(Data extract)
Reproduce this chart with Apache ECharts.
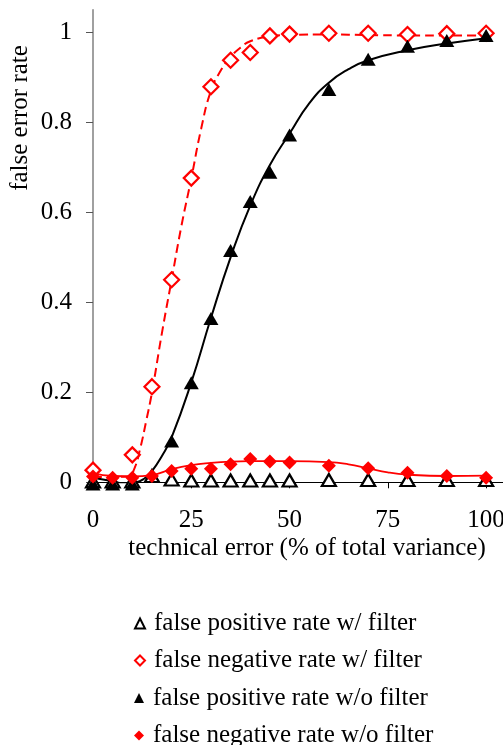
<!DOCTYPE html>
<html>
<head>
<meta charset="utf-8">
<script src="https://cdn.jsdelivr.net/npm/echarts@6/dist/echarts.min.js"></script>
<style>
html,body{margin:0;padding:0;background:#fff;}
#chart{width:503px;height:745px;}
</style>
</head>
<body>
<div id="chart"></div>
<script>
// ---- data ----
const xVals = [0, 5, 10, 15, 20, 25, 30, 35, 40, 45, 50, 60, 70, 80, 90, 100];
const fpWithFilter    = [0.002, 0.002, 0.002, 0.014, 0.006, 0.004, 0.004, 0.004, 0.004, 0.004, 0.004, 0.005, 0.005, 0.005, 0.005, 0.005];
const fnWithFilter    = [0.027, null, 0.061, 0.2125, 0.45, 0.676, 0.879, 0.938, 0.955, 0.992, 0.996, 0.998, 0.998, 0.995, 0.997, 0.998];
const fpWithoutFilter = [-0.004, -0.004, -0.004, null, 0.092, 0.221, 0.364, 0.515, 0.624, 0.689, 0.772, 0.873, 0.940, 0.969, 0.982, 0.993];
const fnWithoutFilter = [0.013, 0.010, 0.010, 0.014, 0.025, 0.030, 0.030, 0.040, 0.052, 0.046, 0.044, 0.037, 0.031, 0.021, 0.014, 0.010];

// fitted curves
const fitFpWithoutX = [0, 4, 8, 11, 13, 15, 17.5, 20, 25, 30, 35, 40, 45, 50, 55, 60, 65, 70, 80, 90, 100];
const fitFpWithoutY = [0.010, 0.004, -0.002, 0.000, 0.008, 0.025, 0.058, 0.100, 0.222, 0.365, 0.500, 0.615, 0.705, 0.775, 0.842, 0.888, 0.918, 0.938, 0.960, 0.975, 0.987];
const fitFnWithX = [0, 5, 9, 10.5, 12, 13.5, 15, 17.5, 20, 22.5, 25, 27.5, 30, 32.5, 35, 37.5, 40, 45, 50, 60, 70, 80, 90, 100];
const fitFnWithY = [0.012, 0.012, 0.013, 0.030, 0.075, 0.135, 0.200, 0.330, 0.450, 0.570, 0.675, 0.785, 0.870, 0.915, 0.945, 0.966, 0.980, 0.991, 0.994, 0.995, 0.994, 0.993, 0.993, 0.993];
const fitFnWithoutX = [0, 5, 10, 15, 20, 25, 30, 35, 40, 50, 60, 65, 70, 75, 80, 90, 100];
const fitFnWithoutY = [0.020, 0.014, 0.013, 0.016, 0.029, 0.038, 0.043, 0.046, 0.047, 0.047, 0.045, 0.040, 0.031, 0.022, 0.017, 0.014, 0.015];

const xTicks = [0, 25, 50, 75, 100];
const yTicks = [0, 0.2, 0.4, 0.6, 0.8, 1];

const seriesNames = [
  'false positive rate w/ filter',
  'false negative rate w/ filter',
  'false positive rate w/o filter',
  'false negative rate w/o filter'
];
const xTitle = 'technical error (% of total variance)';
const yTitle = 'false error rate';

// ---- build ----
const FONT = "'Liberation Serif', 'Times New Roman', serif";
const FS = 25;
function pairs(xs, ys) { return xs.map((x, i) => [x, ys[i]]); }

const chart = echarts.init(document.getElementById('chart'), null, {renderer: 'canvas'});

const legendTops = [606, 643, 680.5, 718];
const legends = seriesNames.map((n, i) => ({
  orient: 'vertical', left: 129, top: legendTops[i],
  itemWidth: 10, itemHeight: 10, itemGap: 0,
  data: [n], selectedMode: false,
  textStyle: {color: '#000', fontFamily: FONT, fontSize: FS, padding: [0, 0, 0, 4]}
}));

const option = {
  animation: false,
  backgroundColor: '#fff',
  grid: {left: 93, right: 0, top: 9.8, bottom: 262.7, containLabel: false, outerBoundsMode: 'none'},
  xAxis: {
    type: 'value', min: 0, max: 104.3,
    axisLine: {show: true, onZero: true, lineStyle: {color: '#000', width: 1}},
    axisTick: {show: true, inside: false, length: 6, customValues: xTicks, lineStyle: {color: '#000', width: 1}},
    axisLabel: {show: true, customValues: xTicks, margin: 26, color: '#000', fontFamily: FONT, fontSize: FS},
    splitLine: {show: false}
  },
  yAxis: {
    type: 'value', min: 0, max: 1.05,
    axisLine: {show: true, lineStyle: {color: '#808080', width: 1.5}},
    axisTick: {show: true, inside: false, length: 7, customValues: yTicks, lineStyle: {color: '#555', width: 1}},
    axisLabel: {show: true, customValues: yTicks, margin: 21, color: '#000', fontFamily: FONT, fontSize: FS},
    splitLine: {show: false}
  },
  legend: legends,
  graphic: [
    {type: 'text', x: 20, y: 118, rotation: Math.PI / 2,
     style: {text: yTitle, fill: '#000', font: FS + "px 'Liberation Serif', 'Times New Roman', serif", textAlign: 'center', textVerticalAlign: 'middle'}},
    {type: 'text', x: 307, y: 548,
     style: {text: xTitle, fill: '#000', font: FS + "px 'Liberation Serif', 'Times New Roman', serif", textAlign: 'center', textVerticalAlign: 'middle'}}
  ],
  series: [
    {type: 'line', name: 'fit1', data: pairs(fitFnWithX, fitFnWithY), smooth: 0.5,
     showSymbol: false, z: 1, silent: true, lineStyle: {color: '#ff0000', width: 2, type: [9, 5]}},
    {type: 'line', name: 'fit2', data: pairs(fitFpWithoutX, fitFpWithoutY), smooth: 0.5,
     showSymbol: false, z: 1, silent: true, lineStyle: {color: '#000', width: 2}},
    {type: 'line', name: 'fit3', data: pairs(fitFnWithoutX, fitFnWithoutY), smooth: 0.5,
     showSymbol: false, z: 1, silent: true, lineStyle: {color: '#ff0000', width: 1.8}},
    {type: 'scatter', name: seriesNames[0], data: pairs(xVals, fpWithFilter), clip: false, z: 3,
     symbol: 'triangle', symbolSize: [14, 12],
     itemStyle: {color: '#fff', borderColor: '#000', borderWidth: 2.2, opacity: 1}},
    {type: 'scatter', name: seriesNames[1], data: pairs(xVals, fnWithFilter), clip: false, z: 3,
     symbol: 'diamond', symbolSize: [15, 15],
     itemStyle: {color: '#fff', borderColor: '#ff0000', borderWidth: 2.2, opacity: 1}},
    {type: 'scatter', name: seriesNames[2], data: pairs(xVals, fpWithoutFilter), clip: false, z: 3,
     symbol: 'triangle', symbolSize: [15, 13],
     itemStyle: {color: '#000', opacity: 1}},
    {type: 'scatter', name: seriesNames[3], data: pairs(xVals, fnWithoutFilter), clip: false, z: 3,
     symbol: 'diamond', symbolSize: [14, 14],
     itemStyle: {color: '#ff0000', opacity: 1}}
  ]
};
chart.setOption(option);
</script>
</body>
</html>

(Task prompt)
From the first line above down to the line with "const yTicks = [0, 0.2, 0.4, 0.6, 0.8, 1];", reproduce every line and no others, omitting pictures.

(The reply)
Reproduce this chart with Apache ECharts.
<!DOCTYPE html>
<html>
<head>
<meta charset="utf-8">
<script src="https://cdn.jsdelivr.net/npm/echarts@6/dist/echarts.min.js"></script>
<style>
html,body{margin:0;padding:0;background:#fff;}
#chart{width:503px;height:745px;}
</style>
</head>
<body>
<div id="chart"></div>
<script>
// ---- data ----
const xVals = [0, 5, 10, 15, 20, 25, 30, 35, 40, 45, 50, 60, 70, 80, 90, 100];
const fpWithFilter    = [0.002, 0.002, 0.002, 0.014, 0.006, 0.004, 0.004, 0.004, 0.004, 0.004, 0.004, 0.005, 0.005, 0.005, 0.005, 0.005];
const fnWithFilter    = [0.027, null, 0.061, 0.2125, 0.45, 0.676, 0.879, 0.938, 0.955, 0.992, 0.996, 0.998, 0.998, 0.995, 0.997, 0.998];
const fpWithoutFilter = [-0.004, -0.004, -0.004, null, 0.092, 0.221, 0.364, 0.515, 0.624, 0.689, 0.772, 0.873, 0.940, 0.969, 0.982, 0.993];
const fnWithoutFilter = [0.013, 0.010, 0.010, 0.014, 0.025, 0.030, 0.030, 0.040, 0.052, 0.046, 0.044, 0.037, 0.031, 0.021, 0.014, 0.010];

// fitted curves
const fitFpWithoutX = [0, 4, 8, 11, 13, 15, 17.5, 20, 25, 30, 35, 40, 45, 50, 55, 60, 65, 70, 80, 90, 100];
const fitFpWithoutY = [0.010, 0.004, -0.002, 0.000, 0.008, 0.025, 0.058, 0.100, 0.222, 0.365, 0.500, 0.615, 0.705, 0.775, 0.842, 0.888, 0.918, 0.938, 0.960, 0.975, 0.987];
const fitFnWithX = [0, 5, 9, 10.5, 12, 13.5, 15, 17.5, 20, 22.5, 25, 27.5, 30, 32.5, 35, 37.5, 40, 45, 50, 60, 70, 80, 90, 100];
const fitFnWithY = [0.012, 0.012, 0.013, 0.030, 0.075, 0.135, 0.200, 0.330, 0.450, 0.570, 0.675, 0.785, 0.870, 0.915, 0.945, 0.966, 0.980, 0.991, 0.994, 0.995, 0.994, 0.993, 0.993, 0.993];
const fitFnWithoutX = [0, 5, 10, 15, 20, 25, 30, 35, 40, 50, 60, 65, 70, 75, 80, 90, 100];
const fitFnWithoutY = [0.020, 0.014, 0.013, 0.016, 0.029, 0.038, 0.043, 0.046, 0.047, 0.047, 0.045, 0.040, 0.031, 0.022, 0.017, 0.014, 0.015];

const xTicks = [0, 25, 50, 75, 100];
const yTicks = [0, 0.2, 0.4, 0.6, 0.8, 1];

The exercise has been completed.